In 1694, Peter received a 7 year lease to the "training field", with the stipulation that he was to clear the field of "bushes" and have it ready for pasture.  Apparently the men were no longer using the training field, although I can't think that they were no longer training.  There were small wars in progress and Mendon, while no longer quite as exposed as it had been, would still have been aware of such things.  Military organization did not often make it into the town history books, so we are left to wonder about the training and military service of the town's men.

Peter died May 3, 1712.  Alice had died earlier, in 1705, and Peter married Elizabeth Shaw two years later.  His will makes generous provisions for her care, gives a double share to eldest son John, and leaves bequests to his younger children who had not yet received their land.  The three older sons had received lands by deed prior to Peter's final illness.  His inventory was valued at over 278 pounds, including real estate.  He had a few farm animals, furniture, bookx, and hand tools but there was nothing in the inventory to make me think he was especially prosperous, or at least not much of a spender.  Most of his wealth was in his land, and in his family.

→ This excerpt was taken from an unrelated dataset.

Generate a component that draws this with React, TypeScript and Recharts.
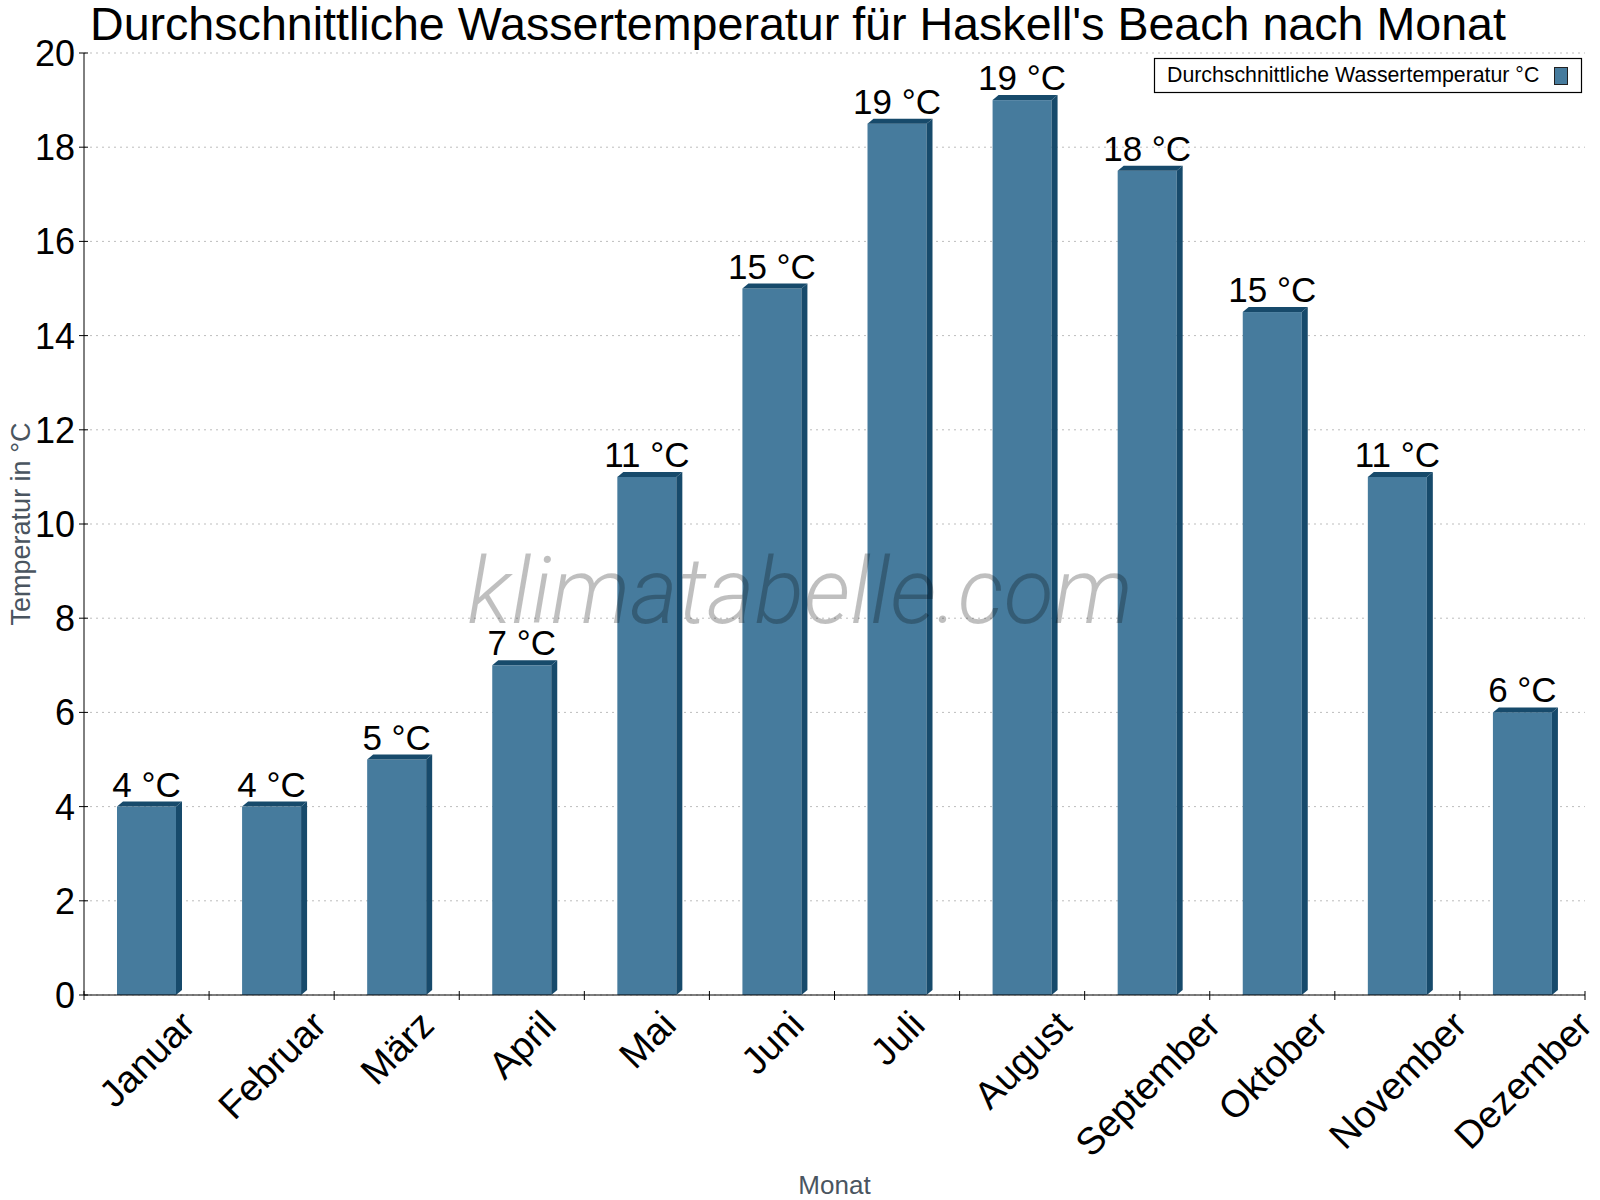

I'm proud of Peter.  He was a good grandson, a deacon in the church, a respected man in his community and a good father.  No wonder Elizabeth Shaw was willing to marry him!

Our line of descent is

Peter Holbrook-Alice Godfrey
Joseph Holbrook-Mary Cook
Jesse Holbrook=Abigail Thayer
Amariah Holbrook-Molly Wright
Nahum Holbrook-Susanna Rockwood
Joseph R Holbrook-Mary Elizabeth Whittemore
Fremont Holbrook-Phoebe Brown
Loren Holbrook-Etta Stanard
Gladys Holbrook-Richard Allen
Their descendants

Fun fact:  Peter Holbrook was the ancestor of William Howard Taft, President of the US, Barbara Bush, and George W Bush, another President.